**Stated goal:** Exactly the lines from the start of the data below through the line that contains "fig = plt.figure(figsize=(4.08, 5.84), dpi=100)" are to be copied, with pictures left out.

** Start Information provided **

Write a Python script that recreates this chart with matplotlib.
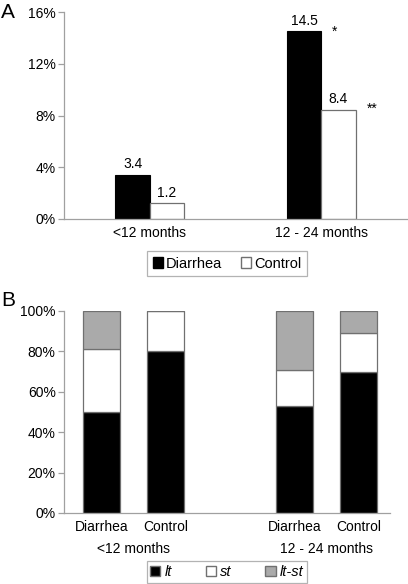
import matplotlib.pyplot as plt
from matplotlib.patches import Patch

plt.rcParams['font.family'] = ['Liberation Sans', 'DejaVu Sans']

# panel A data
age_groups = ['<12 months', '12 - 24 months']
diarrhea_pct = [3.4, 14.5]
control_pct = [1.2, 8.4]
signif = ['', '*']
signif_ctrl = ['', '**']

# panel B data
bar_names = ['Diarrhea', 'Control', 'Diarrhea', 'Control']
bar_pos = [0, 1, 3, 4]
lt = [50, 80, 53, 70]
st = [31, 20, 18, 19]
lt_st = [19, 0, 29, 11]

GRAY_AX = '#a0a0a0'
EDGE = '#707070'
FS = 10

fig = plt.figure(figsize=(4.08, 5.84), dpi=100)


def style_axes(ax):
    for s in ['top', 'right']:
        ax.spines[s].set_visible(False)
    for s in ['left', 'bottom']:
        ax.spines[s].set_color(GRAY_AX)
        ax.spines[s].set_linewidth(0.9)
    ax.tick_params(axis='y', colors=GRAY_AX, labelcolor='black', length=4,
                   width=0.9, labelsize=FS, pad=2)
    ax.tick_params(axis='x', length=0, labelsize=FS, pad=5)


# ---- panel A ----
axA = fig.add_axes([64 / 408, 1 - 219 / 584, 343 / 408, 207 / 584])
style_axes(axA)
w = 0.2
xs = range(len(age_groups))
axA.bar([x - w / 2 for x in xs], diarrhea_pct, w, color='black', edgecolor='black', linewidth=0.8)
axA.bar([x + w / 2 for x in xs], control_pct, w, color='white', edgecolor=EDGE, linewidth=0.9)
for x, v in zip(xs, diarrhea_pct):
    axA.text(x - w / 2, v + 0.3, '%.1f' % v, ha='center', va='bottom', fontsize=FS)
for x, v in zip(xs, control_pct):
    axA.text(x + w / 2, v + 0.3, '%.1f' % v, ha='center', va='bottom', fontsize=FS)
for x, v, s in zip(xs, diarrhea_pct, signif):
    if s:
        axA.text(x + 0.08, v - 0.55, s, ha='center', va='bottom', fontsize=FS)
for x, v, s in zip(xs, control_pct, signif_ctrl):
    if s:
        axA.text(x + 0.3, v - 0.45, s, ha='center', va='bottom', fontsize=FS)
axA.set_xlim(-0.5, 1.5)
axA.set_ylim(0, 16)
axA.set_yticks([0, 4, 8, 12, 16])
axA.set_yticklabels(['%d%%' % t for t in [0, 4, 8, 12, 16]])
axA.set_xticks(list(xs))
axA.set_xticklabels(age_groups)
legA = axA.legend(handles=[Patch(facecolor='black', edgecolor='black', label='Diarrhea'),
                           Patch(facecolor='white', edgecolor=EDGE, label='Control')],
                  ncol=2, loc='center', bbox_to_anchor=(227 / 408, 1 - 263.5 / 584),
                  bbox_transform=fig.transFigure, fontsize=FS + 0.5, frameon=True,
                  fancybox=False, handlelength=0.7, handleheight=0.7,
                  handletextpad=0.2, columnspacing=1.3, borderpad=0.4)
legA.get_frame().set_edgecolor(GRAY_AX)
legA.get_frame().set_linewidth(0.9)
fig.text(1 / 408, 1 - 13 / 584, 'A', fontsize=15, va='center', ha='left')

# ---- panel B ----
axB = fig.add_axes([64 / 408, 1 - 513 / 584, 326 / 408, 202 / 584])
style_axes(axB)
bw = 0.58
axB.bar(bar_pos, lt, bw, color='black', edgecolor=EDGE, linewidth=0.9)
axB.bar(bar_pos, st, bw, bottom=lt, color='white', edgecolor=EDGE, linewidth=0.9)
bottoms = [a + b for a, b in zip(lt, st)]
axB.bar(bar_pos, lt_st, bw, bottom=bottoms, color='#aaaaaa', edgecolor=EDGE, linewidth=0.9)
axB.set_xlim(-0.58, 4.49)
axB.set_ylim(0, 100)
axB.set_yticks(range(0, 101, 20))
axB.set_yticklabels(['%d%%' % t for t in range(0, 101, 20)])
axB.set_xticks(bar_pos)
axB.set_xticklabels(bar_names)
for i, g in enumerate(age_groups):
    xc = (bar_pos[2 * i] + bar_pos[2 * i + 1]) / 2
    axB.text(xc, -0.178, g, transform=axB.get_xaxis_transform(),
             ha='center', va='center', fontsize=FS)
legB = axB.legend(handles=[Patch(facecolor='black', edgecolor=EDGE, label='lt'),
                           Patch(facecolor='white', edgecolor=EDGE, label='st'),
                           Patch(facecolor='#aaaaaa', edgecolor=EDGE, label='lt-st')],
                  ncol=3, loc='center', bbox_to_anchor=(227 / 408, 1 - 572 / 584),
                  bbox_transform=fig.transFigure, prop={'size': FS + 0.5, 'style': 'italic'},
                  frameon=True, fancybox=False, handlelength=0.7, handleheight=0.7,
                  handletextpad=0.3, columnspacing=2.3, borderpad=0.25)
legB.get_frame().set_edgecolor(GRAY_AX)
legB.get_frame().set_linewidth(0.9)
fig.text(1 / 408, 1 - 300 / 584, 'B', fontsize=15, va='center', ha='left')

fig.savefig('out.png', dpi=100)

** End Information provided **

**Completed exercise:**
Write a Python script that recreates this chart with matplotlib.
import matplotlib.pyplot as plt
from matplotlib.patches import Patch

plt.rcParams['font.family'] = ['Liberation Sans', 'DejaVu Sans']

# panel A data
age_groups = ['<12 months', '12 - 24 months']
diarrhea_pct = [3.4, 14.5]
control_pct = [1.2, 8.4]
signif = ['', '*']
signif_ctrl = ['', '**']

# panel B data
bar_names = ['Diarrhea', 'Control', 'Diarrhea', 'Control']
bar_pos = [0, 1, 3, 4]
lt = [50, 80, 53, 70]
st = [31, 20, 18, 19]
lt_st = [19, 0, 29, 11]

GRAY_AX = '#a0a0a0'
EDGE = '#707070'
FS = 10

fig = plt.figure(figsize=(4.08, 5.84), dpi=100)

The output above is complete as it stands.